Following months of protests from its employees, Google announced last summer that it would not renew its contract with the military on Project Maven, an initiative to use artificial intelligence to improve the targeting and surveillance capabilities of drones on the battlefield.
In an email sent this week by Kent Walker, Google’s senior vice president for global affairs, the Silicon Valley giant appeared to hedge on its commitment to fully cut ties with the drone initiative.
In an email sent this week by Google’s senior vice president for global affairs, the Silicon Valley giant appeared to hedge on its commitment to fully cut ties with the drone initiative.
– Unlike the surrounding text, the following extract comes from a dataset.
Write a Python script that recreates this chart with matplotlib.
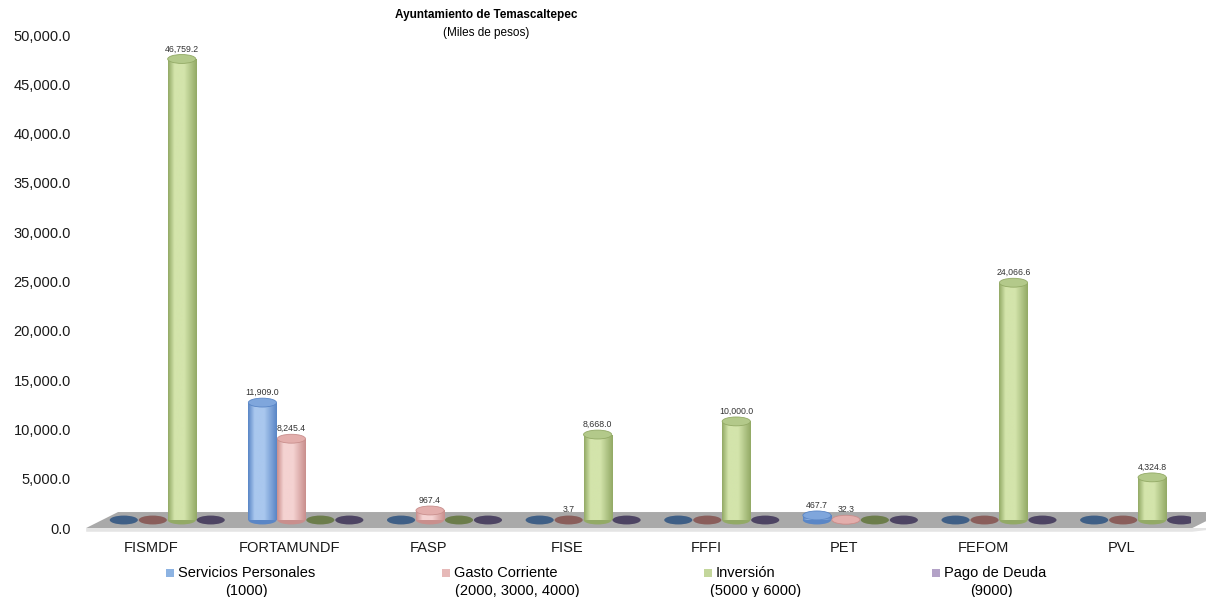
import numpy as np
import matplotlib.pyplot as plt
from matplotlib.patches import Ellipse, Polygon, Rectangle
from matplotlib.colors import LinearSegmentedColormap

plt.rcParams['font.family'] = ['Liberation Sans', 'DejaVu Sans']

# Datos (miles de pesos)
programas = ['FISMDF', 'FORTAMUNDF', 'FASP', 'FISE', 'FFFI', 'PET', 'FEFOM', 'PVL']
servicios_personales = [0.0, 11909.0, 0.0, 0.0, 0.0, 467.7, 0.0, 0.0]
gasto_corriente = [0.0, 8245.4, 967.4, 3.7, 0.0, 32.3, 0.0, 0.0]
inversion = [46759.2, 0.0, 0.0, 8668.0, 10000.0, 0.0, 24066.6, 4324.8]
pago_deuda = [0.0, 0.0, 0.0, 0.0, 0.0, 0.0, 0.0, 0.0]
serie_nombre = ['Servicios Personales', 'Gasto Corriente', 'Inversión', 'Pago de Deuda']
serie_clave = ['(1000)', '(2000, 3000, 4000)', '(5000 y 6000)', '(9000)']
yticks = np.arange(0, 50001, 5000)

series = [servicios_personales, gasto_corriente, inversion, pago_deuda]

# colores: borde del cilindro, centro, tapa, disco plano (valor cero)
borde = ['#5a86c6', '#c98f8d', '#93aa66', '#8a78a8']
centro = ['#a9c7ee', '#f4d2d1', '#d3e4ab', '#c8badd']
tapa = ['#7fa6dc', '#e3aeac', '#b3c98a', '#a999c4']
plano = ['#3f5f86', '#8a5e5b', '#6c7d4b', '#4d4463']
leyenda = ['#8db3e2', '#e6b9b8', '#c3d69b', '#b3a2c7']

W, H = 1206, 597
fig = plt.figure(figsize=(W / 100, H / 100), dpi=100)
ax = fig.add_axes([82 / W, 1 - 528 / H, 1109 / W, 493 / H])

# geometria del "piso" 3D
piso_y = 1620
piso_slant = 0.23
base = piso_y / 2
x_shift = piso_slant / 2
bw = 0.203
step = 0.209

ax.add_patch(Polygon([[-0.47, -380], [7.51, -380], [7.51 + piso_slant, 0], [-0.47, 0]],
                     closed=True, facecolor='#e4e4e4', edgecolor='none', zorder=1, clip_on=False))
ax.add_patch(Polygon([[-0.47, 0], [7.51, 0], [7.51 + piso_slant, piso_y], [-0.47 + piso_slant, piso_y]],
                     closed=True, facecolor='#a9a9a9', edgecolor='none', zorder=1, clip_on=False))

ell_h = 900
idx = np.arange(len(programas))
for k, vals in enumerate(series):
    xs = idx + x_shift + (k - 1.5) * step
    bars = ax.bar(xs, vals, width=bw, bottom=base, color='none', zorder=3)
    cmap = LinearSegmentedColormap.from_list('c%d' % k, [borde[k], centro[k], centro[k], borde[k]])
    grad = np.concatenate([np.linspace(0, 0.5, 22), np.linspace(0.5, 1, 42)])[None, :]
    for rect, v in zip(bars, vals):
        cx = rect.get_x() + rect.get_width() / 2
        if v < 10:
            ax.add_patch(Ellipse((cx, base), bw, ell_h, facecolor=plano[k], edgecolor='none', zorder=4))
        else:
            ax.add_patch(Ellipse((cx, base), bw, ell_h, facecolor=borde[k], edgecolor='none', zorder=3))
            im = ax.imshow(grad, extent=[rect.get_x(), rect.get_x() + bw, base, base + v],
                           aspect='auto', cmap=cmap, interpolation='bilinear', zorder=3.5)
            im.set_clip_path(rect)
            ax.add_patch(Ellipse((cx, base + v), bw, ell_h, facecolor=tapa[k],
                                 edgecolor=borde[k], linewidth=0.6, zorder=5))
        if v > 0:
            ax.annotate(f'{v:,.1f}', (cx, base + v), xytext=(0, 7.2), textcoords='offset points',
                        ha='center', va='center', fontsize=6.3, color='#333333', zorder=6)

ax.set_xlim(-0.5, len(programas) - 0.5)
ax.set_ylim(0, 50000)
ax.set_xticks(idx)
ax.set_xticklabels(programas, fontsize=10.5)
ax.set_yticks(yticks)
ax.set_yticklabels([f'{t:,.1f}' for t in yticks], fontsize=10.5)
ax.tick_params(length=0, colors='#1a1a1a')
ax.tick_params(axis='y', pad=8)
ax.tick_params(axis='x', pad=9)
for s in ax.spines.values():
    s.set_visible(False)
ax.patch.set_alpha(0)

fig.text(486 / W, 1 - 15 / H, 'Ayuntamiento de Temascaltepec', ha='center', va='center',
         fontsize=8.5, fontweight='bold')
fig.text(486 / W, 1 - 33 / H, '(Miles de pesos)', ha='center', va='center', fontsize=8.5)

# leyenda manual
ley_x = [166, 442, 704, 932]
ley_c2 = [246, 517, 756, 991]
for k in range(4):
    fig.patches.append(Rectangle((ley_x[k] / W, 1 - 577 / H), 8 / W, 8 / H, transform=fig.transFigure,
                                 facecolor=leyenda[k], edgecolor='none'))
    fig.text((ley_x[k] + 12) / W, 1 - 573 / H, serie_nombre[k], ha='left', va='center', fontsize=10.5)
    fig.text(ley_c2[k] / W, 1 - 591 / H, serie_clave[k], ha='center', va='center', fontsize=10.5)

fig.savefig('out.png', dpi=100)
The email, obtained by The Intercept, reiterates the company’s pledge not to renew its contract. “Last June, we announced we would not be renewing our image-recognition contract with the US Department of Defense connected with Project Maven,” wrote Walker. He added, however, that an unnamed technology company will take over the work and use “off-the-shelf Google Cloud Platform (basic compute service, rather than Cloud AI or other Cloud Services) to support some workloads.”
The email did not clarify how Google would be compensated for the continued use of its cloud servers, the name of the new contractor, or what specific Project Maven-related workloads would be supported by the firm. The email also noted that the company has worked closely with the “DoD to make the transition in a way that is consistent with our AI Principles and contractual commitments.”
Asked for comment, a Google spokesperson said he could only “reiterate what was mentioned” and quoted from Walker’s email.
Google’s work on the Project Maven contract, which began in late 2017, had been shrouded in secrecy for months until it was reported by The Intercept and Gizmodo. The project uses machine-learning to automatically label images, buildings, and other objects captured by cameras on drones, helping Air Force analysts identify unique targets.
Project Maven is part of a military-wide campaign to integrate artificial intelligence into battlefield technology. The Pentagon’s Defense Innovation Board has described the race to adopt AI technology as akin to the race for “nuclear weapons in the 1940s and with precision-guided weapons and stealth technology afterward.”
The quiet effort to award Google with the project, which was sought by other technology giants, was significant. Google prides itself on developing cutting-edge AI capabilities, along with cloud servers that are specially optimized to support complex machine-learning programs.
The disclosure of the Google contract in March 2018 sparked immediate protest, with several employees resigning and thousands more signing a petition sharply condemning the company. The petition urged Google to swear off “warfare technology” and cancel the contract, which it said “puts Google’s reputation at risk and stands in direct opposition to our core values.”
Google initially downplayed the effort, telling employees at the company that it was “only” a $9 million project. But subsequent leaks showed that high-level Google executives saw the potential in Project Maven for a $250 million annual contract — one that could serve as an on-ramp to other lucrative defense contracting opportunities.
Finally, on June 1, 2018, Google said it would let the Project Maven contract expire when it ends in March 2019, a major concession to worker demands.
The company has formed multiple internal review programs, including its Responsible Innovation team, to bring together a diverse group to evaluate the legal and ethical concerns over the use of its AI technology. Walker, in his email this week, said that the new technology vendor for Project Maven had been reviewed and approved by the internal ethics review.
The company never fully renounced work with the Defense Department, as The Intercept pointed out last year. In his email, Walker, the Google executive, said, “We continue to explore work across the public sector, including the military, in a wide range of areas, such as cybersecurity, search and rescue, training and health care, in ways consistent with our AI Principles.”